Encode sentences in the list X. Each entry will return a vector
"""
# first, do preprocessing
X = preprocess(X)
# word dictionary and init
d = defaultdict(lambda : 0)
for w in model['utable'].keys():
d[w] = 1
ufeatures = numpy.zeros((len(X), model['uoptions']['dim']), dtype='float32')
bfeatures = numpy.zeros((len(X), 2 * model['boptions']['dim']), dtype='float32')
# length dictionary
ds = defaultdict(list)
captions = [s.split() for s in X]
for i,s in enumerate(captions):
ds[len(s)].append(i)
def preprocess(text):
"""
Preprocess text for encoder
"""
X = []
#For _chat.txt to list_______________________________________
f= open("/var/www/html/_chat.txt", "r")
file_list = f.readlines()
first_three = file_list[1:3]
X = [x.replace('\t',' ') for x in first_three]

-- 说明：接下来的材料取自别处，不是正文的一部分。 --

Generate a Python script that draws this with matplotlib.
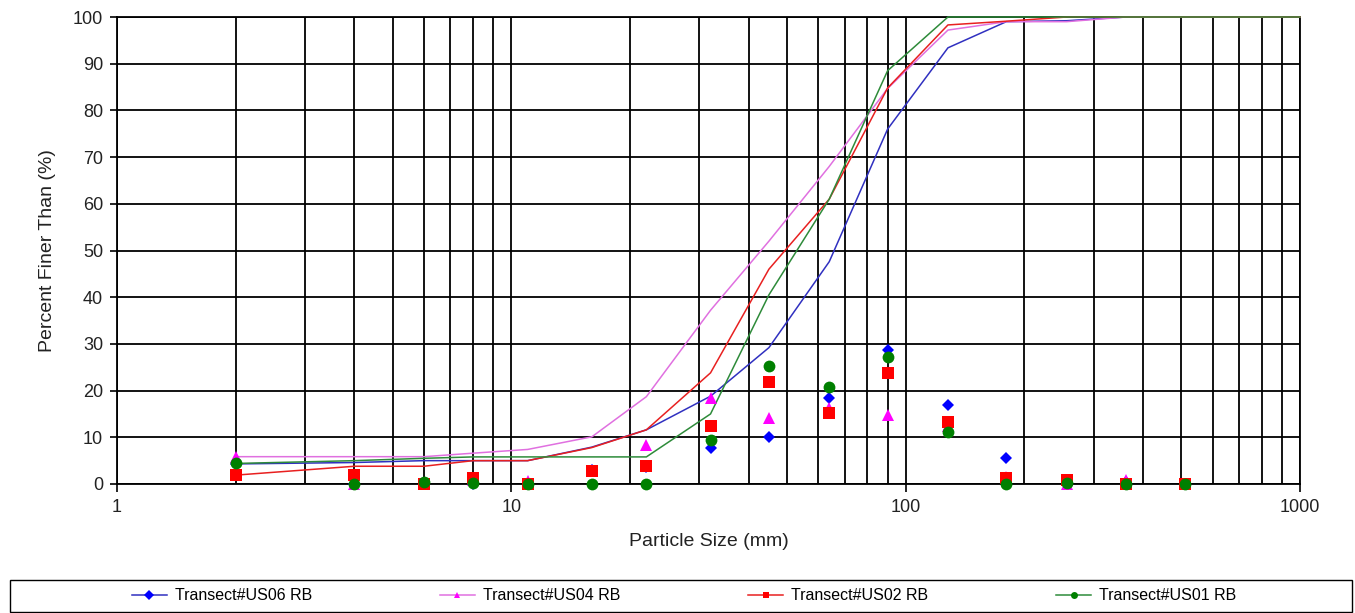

X = [x.replace('\x00','') for x in X]
X = [x.replace(' \r\n','') for x in X]
#______________________________________________________________
sent_detector = nltk.data.load('tokenizers/punkt/english.pickle')
for t in text:
sents = sent_detector.tokenize(t)
result = ''
for s in sents:
tokens = word_tokenize(s)
result += ' ' + ' '.join(tokens)
X.append(result)
return X